++++ Dataset section

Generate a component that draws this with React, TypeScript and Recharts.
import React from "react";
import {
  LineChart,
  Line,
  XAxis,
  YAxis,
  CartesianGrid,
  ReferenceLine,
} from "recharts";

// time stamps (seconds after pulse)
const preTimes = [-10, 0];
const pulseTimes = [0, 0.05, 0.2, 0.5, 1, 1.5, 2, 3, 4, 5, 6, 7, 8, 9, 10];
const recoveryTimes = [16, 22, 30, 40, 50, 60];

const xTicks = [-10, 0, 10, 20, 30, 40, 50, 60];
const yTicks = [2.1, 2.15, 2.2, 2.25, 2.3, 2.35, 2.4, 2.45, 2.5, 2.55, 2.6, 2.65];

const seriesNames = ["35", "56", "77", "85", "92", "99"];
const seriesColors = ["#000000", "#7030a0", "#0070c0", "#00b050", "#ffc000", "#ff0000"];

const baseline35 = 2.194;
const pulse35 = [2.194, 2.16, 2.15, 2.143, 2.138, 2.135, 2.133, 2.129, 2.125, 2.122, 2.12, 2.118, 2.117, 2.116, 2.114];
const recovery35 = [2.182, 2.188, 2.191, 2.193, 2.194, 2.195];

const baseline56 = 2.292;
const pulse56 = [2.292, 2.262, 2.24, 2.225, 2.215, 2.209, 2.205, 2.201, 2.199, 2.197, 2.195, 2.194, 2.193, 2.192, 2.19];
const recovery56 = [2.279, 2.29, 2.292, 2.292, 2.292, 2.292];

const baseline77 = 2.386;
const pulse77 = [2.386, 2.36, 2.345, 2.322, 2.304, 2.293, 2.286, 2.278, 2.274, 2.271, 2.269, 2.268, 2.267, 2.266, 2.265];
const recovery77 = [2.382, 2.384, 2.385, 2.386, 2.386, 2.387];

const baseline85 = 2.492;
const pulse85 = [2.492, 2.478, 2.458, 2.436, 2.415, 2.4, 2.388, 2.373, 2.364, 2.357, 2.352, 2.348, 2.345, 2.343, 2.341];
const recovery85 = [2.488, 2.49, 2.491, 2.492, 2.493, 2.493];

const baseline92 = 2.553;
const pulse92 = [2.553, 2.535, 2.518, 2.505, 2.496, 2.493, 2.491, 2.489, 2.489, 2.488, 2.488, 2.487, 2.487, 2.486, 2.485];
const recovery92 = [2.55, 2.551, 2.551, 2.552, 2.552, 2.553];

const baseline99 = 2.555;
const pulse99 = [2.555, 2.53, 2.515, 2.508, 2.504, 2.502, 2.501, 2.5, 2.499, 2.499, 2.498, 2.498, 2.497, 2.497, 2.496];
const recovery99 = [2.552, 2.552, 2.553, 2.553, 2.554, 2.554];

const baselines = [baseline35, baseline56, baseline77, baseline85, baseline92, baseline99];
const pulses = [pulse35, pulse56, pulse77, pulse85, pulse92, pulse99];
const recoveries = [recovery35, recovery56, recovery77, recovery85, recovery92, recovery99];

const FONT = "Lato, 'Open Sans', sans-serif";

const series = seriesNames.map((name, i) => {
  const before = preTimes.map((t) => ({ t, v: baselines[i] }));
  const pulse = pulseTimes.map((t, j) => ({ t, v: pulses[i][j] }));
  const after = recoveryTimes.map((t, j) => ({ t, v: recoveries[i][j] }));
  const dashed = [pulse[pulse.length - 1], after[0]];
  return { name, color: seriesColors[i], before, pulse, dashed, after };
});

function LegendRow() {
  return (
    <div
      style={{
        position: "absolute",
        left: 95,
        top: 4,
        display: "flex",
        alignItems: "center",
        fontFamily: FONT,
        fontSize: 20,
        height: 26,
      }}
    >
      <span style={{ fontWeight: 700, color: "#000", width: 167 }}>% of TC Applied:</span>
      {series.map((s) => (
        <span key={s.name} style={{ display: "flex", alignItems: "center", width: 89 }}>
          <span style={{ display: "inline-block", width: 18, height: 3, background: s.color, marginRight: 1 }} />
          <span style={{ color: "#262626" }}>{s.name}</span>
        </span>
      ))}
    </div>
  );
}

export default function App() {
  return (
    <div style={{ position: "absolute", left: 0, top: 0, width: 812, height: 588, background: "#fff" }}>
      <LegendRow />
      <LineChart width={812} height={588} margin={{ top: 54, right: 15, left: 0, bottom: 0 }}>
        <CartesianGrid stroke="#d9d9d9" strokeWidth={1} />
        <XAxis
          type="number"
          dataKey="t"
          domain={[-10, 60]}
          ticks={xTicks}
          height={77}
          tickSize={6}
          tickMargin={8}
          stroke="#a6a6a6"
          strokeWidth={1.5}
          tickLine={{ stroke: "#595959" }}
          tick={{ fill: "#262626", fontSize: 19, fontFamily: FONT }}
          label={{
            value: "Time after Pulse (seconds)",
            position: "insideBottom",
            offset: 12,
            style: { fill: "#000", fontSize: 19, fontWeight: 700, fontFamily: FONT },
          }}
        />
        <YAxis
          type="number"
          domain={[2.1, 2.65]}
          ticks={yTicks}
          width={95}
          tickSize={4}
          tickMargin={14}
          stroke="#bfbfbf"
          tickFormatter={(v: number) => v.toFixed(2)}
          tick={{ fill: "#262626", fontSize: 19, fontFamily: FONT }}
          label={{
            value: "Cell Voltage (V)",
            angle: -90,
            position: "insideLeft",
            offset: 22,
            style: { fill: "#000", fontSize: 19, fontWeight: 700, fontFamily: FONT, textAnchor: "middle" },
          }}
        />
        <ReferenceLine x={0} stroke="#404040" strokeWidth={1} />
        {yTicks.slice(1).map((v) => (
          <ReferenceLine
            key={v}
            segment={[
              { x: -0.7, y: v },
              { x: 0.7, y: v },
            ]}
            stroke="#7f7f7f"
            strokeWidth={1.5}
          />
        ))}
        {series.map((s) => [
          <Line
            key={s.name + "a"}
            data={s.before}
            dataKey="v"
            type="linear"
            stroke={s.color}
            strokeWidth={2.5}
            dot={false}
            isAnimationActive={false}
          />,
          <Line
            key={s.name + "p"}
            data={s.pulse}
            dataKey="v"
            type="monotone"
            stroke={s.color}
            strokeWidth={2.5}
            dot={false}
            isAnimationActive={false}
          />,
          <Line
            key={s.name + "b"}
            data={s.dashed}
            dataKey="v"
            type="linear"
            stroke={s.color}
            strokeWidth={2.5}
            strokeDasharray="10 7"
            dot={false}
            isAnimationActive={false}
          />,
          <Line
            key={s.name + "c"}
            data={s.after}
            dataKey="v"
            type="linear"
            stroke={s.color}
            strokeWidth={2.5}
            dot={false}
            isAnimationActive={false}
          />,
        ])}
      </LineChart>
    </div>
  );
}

++++++++

Problem details - From the first line of the data above to the line holding "const recovery92 = [2.55, 2.551, 2.551, 2.552, 2.552, 2.553];", reproduce each line exactly; emit no other lines.

Output of the exercise -
Generate a component that draws this with React, TypeScript and Recharts.
import React from "react";
import {
  LineChart,
  Line,
  XAxis,
  YAxis,
  CartesianGrid,
  ReferenceLine,
} from "recharts";

// time stamps (seconds after pulse)
const preTimes = [-10, 0];
const pulseTimes = [0, 0.05, 0.2, 0.5, 1, 1.5, 2, 3, 4, 5, 6, 7, 8, 9, 10];
const recoveryTimes = [16, 22, 30, 40, 50, 60];

const xTicks = [-10, 0, 10, 20, 30, 40, 50, 60];
const yTicks = [2.1, 2.15, 2.2, 2.25, 2.3, 2.35, 2.4, 2.45, 2.5, 2.55, 2.6, 2.65];

const seriesNames = ["35", "56", "77", "85", "92", "99"];
const seriesColors = ["#000000", "#7030a0", "#0070c0", "#00b050", "#ffc000", "#ff0000"];

const baseline35 = 2.194;
const pulse35 = [2.194, 2.16, 2.15, 2.143, 2.138, 2.135, 2.133, 2.129, 2.125, 2.122, 2.12, 2.118, 2.117, 2.116, 2.114];
const recovery35 = [2.182, 2.188, 2.191, 2.193, 2.194, 2.195];

const baseline56 = 2.292;
const pulse56 = [2.292, 2.262, 2.24, 2.225, 2.215, 2.209, 2.205, 2.201, 2.199, 2.197, 2.195, 2.194, 2.193, 2.192, 2.19];
const recovery56 = [2.279, 2.29, 2.292, 2.292, 2.292, 2.292];

const baseline77 = 2.386;
const pulse77 = [2.386, 2.36, 2.345, 2.322, 2.304, 2.293, 2.286, 2.278, 2.274, 2.271, 2.269, 2.268, 2.267, 2.266, 2.265];
const recovery77 = [2.382, 2.384, 2.385, 2.386, 2.386, 2.387];

const baseline85 = 2.492;
const pulse85 = [2.492, 2.478, 2.458, 2.436, 2.415, 2.4, 2.388, 2.373, 2.364, 2.357, 2.352, 2.348, 2.345, 2.343, 2.341];
const recovery85 = [2.488, 2.49, 2.491, 2.492, 2.493, 2.493];

const baseline92 = 2.553;
const pulse92 = [2.553, 2.535, 2.518, 2.505, 2.496, 2.493, 2.491, 2.489, 2.489, 2.488, 2.488, 2.487, 2.487, 2.486, 2.485];
const recovery92 = [2.55, 2.551, 2.551, 2.552, 2.552, 2.553];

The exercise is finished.